Exercise directions | Return the material below in full and exactly.

━━━━━━━━━━

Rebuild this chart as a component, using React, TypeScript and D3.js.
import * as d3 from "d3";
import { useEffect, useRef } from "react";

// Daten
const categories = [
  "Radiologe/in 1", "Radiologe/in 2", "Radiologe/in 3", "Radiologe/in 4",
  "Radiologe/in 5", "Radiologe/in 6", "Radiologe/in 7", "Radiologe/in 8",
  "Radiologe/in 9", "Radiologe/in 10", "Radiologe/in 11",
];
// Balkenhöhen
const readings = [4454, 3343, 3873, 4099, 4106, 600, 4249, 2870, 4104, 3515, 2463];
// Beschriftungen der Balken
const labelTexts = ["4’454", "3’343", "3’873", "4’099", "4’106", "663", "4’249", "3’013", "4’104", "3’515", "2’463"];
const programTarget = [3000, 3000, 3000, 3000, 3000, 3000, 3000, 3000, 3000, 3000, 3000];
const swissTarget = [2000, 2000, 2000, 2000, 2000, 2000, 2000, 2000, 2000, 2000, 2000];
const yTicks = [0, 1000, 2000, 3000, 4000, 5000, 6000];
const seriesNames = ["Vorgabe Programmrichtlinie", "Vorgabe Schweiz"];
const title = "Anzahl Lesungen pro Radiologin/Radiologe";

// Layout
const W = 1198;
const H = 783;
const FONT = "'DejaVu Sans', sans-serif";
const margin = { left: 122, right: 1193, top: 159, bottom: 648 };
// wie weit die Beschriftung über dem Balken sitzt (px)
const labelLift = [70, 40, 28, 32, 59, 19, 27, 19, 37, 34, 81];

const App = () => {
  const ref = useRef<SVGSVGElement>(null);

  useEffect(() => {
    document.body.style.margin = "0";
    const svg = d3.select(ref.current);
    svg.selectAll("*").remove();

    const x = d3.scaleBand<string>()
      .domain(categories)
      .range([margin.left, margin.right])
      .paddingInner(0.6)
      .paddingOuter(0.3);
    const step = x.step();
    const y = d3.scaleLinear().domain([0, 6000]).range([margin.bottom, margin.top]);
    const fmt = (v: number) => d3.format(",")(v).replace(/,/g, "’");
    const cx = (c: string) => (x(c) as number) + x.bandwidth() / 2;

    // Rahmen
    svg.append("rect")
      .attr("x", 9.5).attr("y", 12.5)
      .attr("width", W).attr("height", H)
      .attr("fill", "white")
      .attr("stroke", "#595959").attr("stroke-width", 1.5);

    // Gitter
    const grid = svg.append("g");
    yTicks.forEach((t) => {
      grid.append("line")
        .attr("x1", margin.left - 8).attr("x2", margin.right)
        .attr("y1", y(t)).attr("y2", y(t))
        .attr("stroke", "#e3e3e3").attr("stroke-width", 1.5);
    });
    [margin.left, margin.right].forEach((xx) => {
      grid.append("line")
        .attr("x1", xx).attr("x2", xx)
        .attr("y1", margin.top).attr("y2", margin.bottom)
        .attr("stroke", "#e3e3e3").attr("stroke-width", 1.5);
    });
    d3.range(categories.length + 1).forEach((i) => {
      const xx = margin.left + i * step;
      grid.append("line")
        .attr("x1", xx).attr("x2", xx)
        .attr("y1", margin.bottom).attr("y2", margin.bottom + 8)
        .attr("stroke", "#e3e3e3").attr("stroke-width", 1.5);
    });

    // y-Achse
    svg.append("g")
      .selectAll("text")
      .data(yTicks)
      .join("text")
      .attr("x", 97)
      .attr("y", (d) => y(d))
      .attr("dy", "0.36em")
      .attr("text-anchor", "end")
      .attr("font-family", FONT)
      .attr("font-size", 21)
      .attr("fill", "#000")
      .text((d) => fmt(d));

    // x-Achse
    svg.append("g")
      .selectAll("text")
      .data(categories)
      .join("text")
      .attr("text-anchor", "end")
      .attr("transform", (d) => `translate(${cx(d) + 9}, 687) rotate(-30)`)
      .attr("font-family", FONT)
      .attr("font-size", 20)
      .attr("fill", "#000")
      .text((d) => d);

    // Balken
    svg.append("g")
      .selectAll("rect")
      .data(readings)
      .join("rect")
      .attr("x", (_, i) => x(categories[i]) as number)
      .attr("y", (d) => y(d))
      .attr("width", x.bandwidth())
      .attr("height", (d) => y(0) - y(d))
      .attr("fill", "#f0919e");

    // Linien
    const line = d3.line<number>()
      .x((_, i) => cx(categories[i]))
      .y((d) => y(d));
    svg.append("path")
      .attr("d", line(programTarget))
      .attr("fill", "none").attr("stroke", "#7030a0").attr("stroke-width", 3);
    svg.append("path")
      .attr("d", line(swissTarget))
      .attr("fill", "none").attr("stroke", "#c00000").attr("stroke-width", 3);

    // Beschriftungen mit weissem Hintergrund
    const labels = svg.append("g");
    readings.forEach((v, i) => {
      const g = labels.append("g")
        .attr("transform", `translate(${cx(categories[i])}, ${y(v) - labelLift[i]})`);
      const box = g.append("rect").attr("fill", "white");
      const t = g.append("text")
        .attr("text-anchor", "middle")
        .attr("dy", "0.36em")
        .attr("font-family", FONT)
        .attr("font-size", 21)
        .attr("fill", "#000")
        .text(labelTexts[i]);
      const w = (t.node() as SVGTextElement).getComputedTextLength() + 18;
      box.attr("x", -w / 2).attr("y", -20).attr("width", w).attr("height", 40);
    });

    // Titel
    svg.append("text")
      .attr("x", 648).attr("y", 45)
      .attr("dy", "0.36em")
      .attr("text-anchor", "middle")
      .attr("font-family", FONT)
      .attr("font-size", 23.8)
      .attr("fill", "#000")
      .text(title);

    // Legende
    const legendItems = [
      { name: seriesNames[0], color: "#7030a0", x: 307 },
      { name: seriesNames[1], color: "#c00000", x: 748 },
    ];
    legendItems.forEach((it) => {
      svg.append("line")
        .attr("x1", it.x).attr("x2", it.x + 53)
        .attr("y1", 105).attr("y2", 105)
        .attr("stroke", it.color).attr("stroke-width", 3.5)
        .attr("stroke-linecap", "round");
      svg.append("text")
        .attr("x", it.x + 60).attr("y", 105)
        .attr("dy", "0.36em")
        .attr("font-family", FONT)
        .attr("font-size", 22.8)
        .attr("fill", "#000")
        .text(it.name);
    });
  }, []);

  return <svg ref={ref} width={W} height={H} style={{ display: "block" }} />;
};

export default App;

━━━━━━━━━━

Exercise result |
Rebuild this chart as a component, using React, TypeScript and D3.js.
import * as d3 from "d3";
import { useEffect, useRef } from "react";

// Daten
const categories = [
  "Radiologe/in 1", "Radiologe/in 2", "Radiologe/in 3", "Radiologe/in 4",
  "Radiologe/in 5", "Radiologe/in 6", "Radiologe/in 7", "Radiologe/in 8",
  "Radiologe/in 9", "Radiologe/in 10", "Radiologe/in 11",
];
// Balkenhöhen
const readings = [4454, 3343, 3873, 4099, 4106, 600, 4249, 2870, 4104, 3515, 2463];
// Beschriftungen der Balken
const labelTexts = ["4’454", "3’343", "3’873", "4’099", "4’106", "663", "4’249", "3’013", "4’104", "3’515", "2’463"];
const programTarget = [3000, 3000, 3000, 3000, 3000, 3000, 3000, 3000, 3000, 3000, 3000];
const swissTarget = [2000, 2000, 2000, 2000, 2000, 2000, 2000, 2000, 2000, 2000, 2000];
const yTicks = [0, 1000, 2000, 3000, 4000, 5000, 6000];
const seriesNames = ["Vorgabe Programmrichtlinie", "Vorgabe Schweiz"];
const title = "Anzahl Lesungen pro Radiologin/Radiologe";

// Layout
const W = 1198;
const H = 783;
const FONT = "'DejaVu Sans', sans-serif";
const margin = { left: 122, right: 1193, top: 159, bottom: 648 };
// wie weit die Beschriftung über dem Balken sitzt (px)
const labelLift = [70, 40, 28, 32, 59, 19, 27, 19, 37, 34, 81];

const App = () => {
  const ref = useRef<SVGSVGElement>(null);

  useEffect(() => {
    document.body.style.margin = "0";
    const svg = d3.select(ref.current);
    svg.selectAll("*").remove();

    const x = d3.scaleBand<string>()
      .domain(categories)
      .range([margin.left, margin.right])
      .paddingInner(0.6)
      .paddingOuter(0.3);
    const step = x.step();
    const y = d3.scaleLinear().domain([0, 6000]).range([margin.bottom, margin.top]);
    const fmt = (v: number) => d3.format(",")(v).replace(/,/g, "’");
    const cx = (c: string) => (x(c) as number) + x.bandwidth() / 2;

    // Rahmen
    svg.append("rect")
      .attr("x", 9.5).attr("y", 12.5)
      .attr("width", W).attr("height", H)
      .attr("fill", "white")
      .attr("stroke", "#595959").attr("stroke-width", 1.5);

    // Gitter
    const grid = svg.append("g");
    yTicks.forEach((t) => {
      grid.append("line")
        .attr("x1", margin.left - 8).attr("x2", margin.right)
        .attr("y1", y(t)).attr("y2", y(t))
        .attr("stroke", "#e3e3e3").attr("stroke-width", 1.5);
    });
    [margin.left, margin.right].forEach((xx) => {
      grid.append("line")
        .attr("x1", xx).attr("x2", xx)
        .attr("y1", margin.top).attr("y2", margin.bottom)
        .attr("stroke", "#e3e3e3").attr("stroke-width", 1.5);
    });
    d3.range(categories.length + 1).forEach((i) => {
      const xx = margin.left + i * step;
      grid.append("line")
        .attr("x1", xx).attr("x2", xx)
        .attr("y1", margin.bottom).attr("y2", margin.bottom + 8)
        .attr("stroke", "#e3e3e3").attr("stroke-width", 1.5);
    });

    // y-Achse
    svg.append("g")
      .selectAll("text")
      .data(yTicks)
      .join("text")
      .attr("x", 97)
      .attr("y", (d) => y(d))
      .attr("dy", "0.36em")
      .attr("text-anchor", "end")
      .attr("font-family", FONT)
      .attr("font-size", 21)
      .attr("fill", "#000")
      .text((d) => fmt(d));

    // x-Achse
    svg.append("g")
      .selectAll("text")
      .data(categories)
      .join("text")
      .attr("text-anchor", "end")
      .attr("transform", (d) => `translate(${cx(d) + 9}, 687) rotate(-30)`)
      .attr("font-family", FONT)
      .attr("font-size", 20)
      .attr("fill", "#000")
      .text((d) => d);

    // Balken
    svg.append("g")
      .selectAll("rect")
      .data(readings)
      .join("rect")
      .attr("x", (_, i) => x(categories[i]) as number)
      .attr("y", (d) => y(d))
      .attr("width", x.bandwidth())
      .attr("height", (d) => y(0) - y(d))
      .attr("fill", "#f0919e");

    // Linien
    const line = d3.line<number>()
      .x((_, i) => cx(categories[i]))
      .y((d) => y(d));
    svg.append("path")
      .attr("d", line(programTarget))
      .attr("fill", "none").attr("stroke", "#7030a0").attr("stroke-width", 3);
    svg.append("path")
      .attr("d", line(swissTarget))
      .attr("fill", "none").attr("stroke", "#c00000").attr("stroke-width", 3);

    // Beschriftungen mit weissem Hintergrund
    const labels = svg.append("g");
    readings.forEach((v, i) => {
      const g = labels.append("g")
        .attr("transform", `translate(${cx(categories[i])}, ${y(v) - labelLift[i]})`);
      const box = g.append("rect").attr("fill", "white");
      const t = g.append("text")
        .attr("text-anchor", "middle")
        .attr("dy", "0.36em")
        .attr("font-family", FONT)
        .attr("font-size", 21)
        .attr("fill", "#000")
        .text(labelTexts[i]);
      const w = (t.node() as SVGTextElement).getComputedTextLength() + 18;
      box.attr("x", -w / 2).attr("y", -20).attr("width", w).attr("height", 40);
    });

    // Titel
    svg.append("text")
      .attr("x", 648).attr("y", 45)
      .attr("dy", "0.36em")
      .attr("text-anchor", "middle")
      .attr("font-family", FONT)
      .attr("font-size", 23.8)
      .attr("fill", "#000")
      .text(title);

    // Legende
    const legendItems = [
      { name: seriesNames[0], color: "#7030a0", x: 307 },
      { name: seriesNames[1], color: "#c00000", x: 748 },
    ];
    legendItems.forEach((it) => {
      svg.append("line")
        .attr("x1", it.x).attr("x2", it.x + 53)
        .attr("y1", 105).attr("y2", 105)
        .attr("stroke", it.color).attr("stroke-width", 3.5)
        .attr("stroke-linecap", "round");
      svg.append("text")
        .attr("x", it.x + 60).attr("y", 105)
        .attr("dy", "0.36em")
        .attr("font-family", FONT)
        .attr("font-size", 22.8)
        .attr("fill", "#000")
        .text(it.name);
    });
  }, []);

  return <svg ref={ref} width={W} height={H} style={{ display: "block" }} />;
};

export default App;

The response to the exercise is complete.